Well what, I asked, did she most enjoy? Getting back massages, she said. Now the two of us had a deal at the time: If one gave the other a back massage, the recipient would owe a massage in return the following day. We exchanged massages occasionally, but not often, probably about once every few weeks. I pointed out to her that she, too, might not be perfectly rational: She could easily get much more of what she most enjoyed by simply giving me more back massages. And surely the displeasure of giving me a back massage couldn't outweigh the pleasure of getting the thing she most enjoyed in the world? Or was pleasure for her so tepid a thing that even the greatest pleasure was hardly worth getting, so that the combination of getting and receiving a back massage would for her be a hedonic negative?
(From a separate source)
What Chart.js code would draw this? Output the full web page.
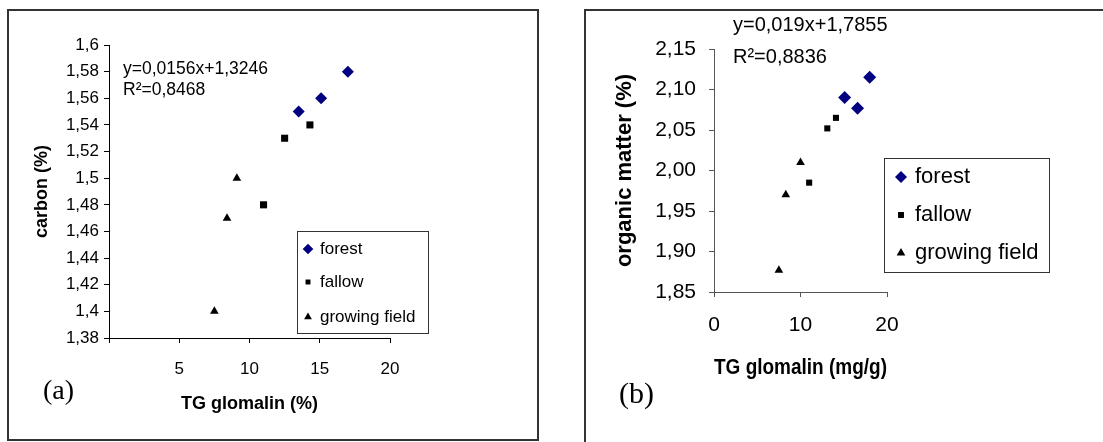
<!DOCTYPE html>
<html>
<head>
<meta charset="utf-8">
<script src="https://cdn.jsdelivr.net/npm/chart.js@4.4.1/dist/chart.umd.min.js"></script>
<style>
  html, body { margin: 0; padding: 0; background: #fff; width: 1103px; height: 442px; overflow: hidden; }
  .box { position: absolute; box-sizing: border-box; border: 2px solid #333; }
  #boxA { left: 7px; top: 9px; width: 532px; height: 432px; }
  #boxB { left: 584px; top: 9px; width: 540px; height: 450px; }
  .wrap { position: absolute; }
  #wrapA { left: 9px; top: 11px; width: 528px; height: 428px; }
  #wrapB { left: 586px; top: 11px; width: 517px; height: 431px; }
</style>
</head>
<body>
<div class="box" id="boxA"></div>
<div class="box" id="boxB"></div>
<div class="wrap" id="wrapA"><canvas id="chartA"></canvas></div>
<div class="wrap" id="wrapB"><canvas id="chartB"></canvas></div>
<script>
// series names
const seriesNames = ["forest", "fallow", "growing field"];

// (a) TG glomalin (%) vs carbon (%)
const forestGlomalinA = [13.5, 15.1, 17.0];
const forestCarbon = [1.55, 1.56, 1.58];
const fallowGlomalinA = [11.0, 12.5, 14.3];
const fallowCarbon = [1.48, 1.53, 1.54];
const growingGlomalinA = [7.5, 8.4, 9.1];
const growingCarbon = [1.40, 1.47, 1.50];
const carbonTicks = [1.38, 1.40, 1.42, 1.44, 1.46, 1.48, 1.50, 1.52, 1.54, 1.56, 1.58, 1.60];
const glomalinTicksA = [0, 5, 10, 15, 20];
const equationA = ["y=0,0156x+1,3246", "R\u00b2=0,8468"];

// (b) TG glomalin (mg/g) vs organic matter (%)
const forestGlomalinB = [15.1, 16.6, 18.0];
const forestOrganic = [2.09, 2.077, 2.115];
const fallowGlomalinB = [11.0, 13.1, 14.1];
const fallowOrganic = [1.985, 2.052, 2.065];
const growingGlomalinB = [7.5, 8.3, 10.0];
const growingOrganic = [1.877, 1.97, 2.01];
const organicTicks = [1.85, 1.90, 1.95, 2.00, 2.05, 2.10, 2.15];
const glomalinTicksB = [0, 10, 20];
const equationB = ["y=0,019x+1,7855", "R\u00b2=0,8836"];

const toPoints = (xs, ys) => xs.map((x, i) => ({ x, y: ys[i] }));
const useTicks = values => scale => { scale.ticks = values.map(v => ({ value: v })); };

function marker(ctx, style, x, y, r) {
  ctx.beginPath();
  if (style === "rectRot") {
    ctx.moveTo(x - r, y); ctx.lineTo(x, y - r); ctx.lineTo(x + r, y); ctx.lineTo(x, y + r);
  } else if (style === "rect") {
    const s = r * Math.SQRT1_2;
    ctx.rect(x - s, y - s, 2 * s, 2 * s);
  } else {
    ctx.moveTo(x, y - r);
    ctx.lineTo(x + r * 0.866, y + r * 0.5);
    ctx.lineTo(x - r * 0.866, y + r * 0.5);
  }
  ctx.closePath();
  ctx.fill();
}

// equation, panel tag and the boxed legend
const panelExtras = {
  id: "panelExtras",
  afterDraw(chart, args, o) {
    const ctx = chart.ctx;
    ctx.save();
    ctx.fillStyle = "#000";
    ctx.textAlign = "left";
    ctx.textBaseline = "middle";
    ctx.font = o.eqFont;
    ctx.fillText(o.eq[0], o.eqX, o.eqY[0]);
    ctx.fillText(o.eq[1], o.eqX, o.eqY[1]);
    ctx.font = o.tagFont;
    ctx.fillText(o.tag, o.tagX, o.tagY);

    const [bx, by, bw, bh] = o.box;
    ctx.fillStyle = "#fff";
    ctx.fillRect(bx, by, bw, bh);
    ctx.strokeStyle = "#333";
    ctx.lineWidth = 1;
    ctx.strokeRect(bx + 0.5, by + 0.5, bw, bh);
    ctx.font = o.legendFont;
    chart.data.datasets.forEach((ds, i) => {
      ctx.fillStyle = ds.backgroundColor;
      marker(ctx, ds.pointStyle, o.markerX, o.rows[i], o.markerR[i]);
      ctx.fillStyle = "#000";
      ctx.fillText(ds.label, o.textX, o.rows[i]);
    });
    ctx.restore();
  }
};

function makeChart(id, cfg) {
  const sets = [
    { pts: cfg.forest, style: "rectRot", color: "#000080", r: cfg.radii[0] },
    { pts: cfg.fallow, style: "rect", color: "#000", r: cfg.radii[1] },
    { pts: cfg.growing, style: "triangle", color: "#000", r: cfg.radii[2] }
  ];
  return new Chart(document.getElementById(id), {
    type: "scatter",
    data: {
      datasets: sets.map((s, i) => ({
        label: seriesNames[i],
        data: s.pts,
        pointStyle: s.style,
        backgroundColor: s.color,
        borderColor: s.color,
        borderWidth: 0,
        pointRadius: s.r,
        pointHoverRadius: s.r
      }))
    },
    options: {
      responsive: true,
      maintainAspectRatio: false,
      animation: false,
      events: [],
      layout: { padding: cfg.padding },
      plugins: {
        legend: { display: false },
        tooltip: { enabled: false },
        panelExtras: cfg.extras
      },
      scales: {
        x: {
          type: "linear",
          min: cfg.xTicks[0],
          max: cfg.xTicks[cfg.xTicks.length - 1],
          afterBuildTicks: useTicks(cfg.xTicks),
          afterFit: s => { s.height = cfg.xHeight; },
          border: { display: true, color: cfg.axisColor, width: 1 },
          grid: { drawOnChartArea: false, drawTicks: true, tickLength: 5, color: cfg.axisColor },
          ticks: {
            color: "#000",
            padding: cfg.xTickPad,
            font: { family: "'Liberation Sans', Arial, sans-serif", size: cfg.tickSize },
            maxRotation: 0,
            callback: cfg.xLabel
          },
          title: {
            display: true,
            text: cfg.xTitle,
            color: "#000",
            padding: 0,
            font: { family: "'Liberation Sans', Arial, sans-serif", size: cfg.titleSize, weight: "bold" }
          }
        },
        y: {
          type: "linear",
          min: cfg.yTicks[0],
          max: cfg.yTicks[cfg.yTicks.length - 1],
          afterBuildTicks: useTicks(cfg.yTicks),
          afterFit: s => { s.width = cfg.yWidth; },
          border: { display: true, color: cfg.axisColor, width: 1 },
          grid: { drawOnChartArea: false, drawTicks: true, tickLength: 5, color: cfg.axisColor },
          ticks: {
            color: "#000",
            padding: cfg.yTickPad,
            font: { family: "'Liberation Sans', Arial, sans-serif", size: cfg.tickSize },
            callback: cfg.yLabel
          },
          title: {
            display: true,
            text: cfg.yTitle,
            color: "#000",
            padding: 0,
            font: { family: "'Liberation Sans', Arial, sans-serif", size: cfg.titleSize, weight: "bold" }
          }
        }
      }
    },
    plugins: [panelExtras]
  });
}

makeChart("chartA", {
  forest: toPoints(forestGlomalinA, forestCarbon),
  fallow: toPoints(fallowGlomalinA, fallowCarbon),
  growing: toPoints(growingGlomalinA, growingCarbon),
  radii: [6, 5, 5],
  xTicks: glomalinTicksA,
  yTicks: carbonTicks,
  xTitle: "TG glomalin (%)",
  yTitle: "carbon (%)",
  xLabel: v => (v === 0 ? "" : String(v)),
  yLabel: v => String(+v.toFixed(2)).replace(".", ","),
  padding: { left: 22, top: 34, right: 147, bottom: 24 },
  yWidth: 78,
  xHeight: 77,
  xTickPad: 16,
  yTickPad: 5,
  tickSize: 17,
  titleSize: 18,
  axisColor: "#000",
  extras: {
    eq: equationA, eqX: 114, eqY: [58, 79], eqFont: "17.5px 'Liberation Sans', Arial, sans-serif",
    tag: "(a)", tagX: 34, tagY: 381, tagFont: "28px 'Liberation Serif', 'Times New Roman', serif",
    box: [288, 220, 131, 102], markerX: 299, textX: 311, rows: [238, 271, 306],
    markerR: [5.3, 3.5, 4.5], legendFont: "17px 'Liberation Sans', Arial, sans-serif"
  }
});

makeChart("chartB", {
  forest: toPoints(forestGlomalinB, forestOrganic),
  fallow: toPoints(fallowGlomalinB, fallowOrganic),
  growing: toPoints(growingGlomalinB, growingOrganic),
  radii: [6.5, 4.3, 5],
  xTicks: glomalinTicksB,
  yTicks: organicTicks,
  xTitle: "TG glomalin (mg/g)",
  yTitle: "organic matter (%)",
  xLabel: v => String(v),
  yLabel: v => v.toFixed(2).replace(".", ","),
  padding: { left: 26, top: 38, right: 216, bottom: 61 },
  yWidth: 102,
  xHeight: 89,
  xTickPad: 16,
  yTickPad: 13,
  tickSize: 21,
  titleSize: 22,
  axisColor: "#555",
  extras: {
    eq: equationB, eqX: 147, eqY: [14, 46], eqFont: "20px 'Liberation Sans', Arial, sans-serif",
    tag: "(b)", tagX: 33, tagY: 384, tagFont: "30px 'Liberation Serif', 'Times New Roman', serif",
    box: [298, 147, 165, 114], markerX: 315, textX: 329, rows: [166, 204, 242],
    markerR: [6, 4.2, 5], legendFont: "22px 'Liberation Sans', Arial, sans-serif"
  }
});
</script>
</body>
</html>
I suspect at the root of both these cases is the same thing: Avoiding displeasure is, for her and me and most people, intrinsically more motivating than gaining pleasure, so that even our top pleasures (skiing, back massages) aren't motivating enough to overcome only moderate displeasures (organizing a ski trip, giving a massage). Is this rational? Is displeasure more unpleasant than pleasure is pleasant? Or is this like the economic irrationality of doing much more to avoid a loss than to secure an equivalent gain?
If avoiding displeasure is more motivating than seeking pleasure, this also might explain certain strands in Stoicism and Buddhism.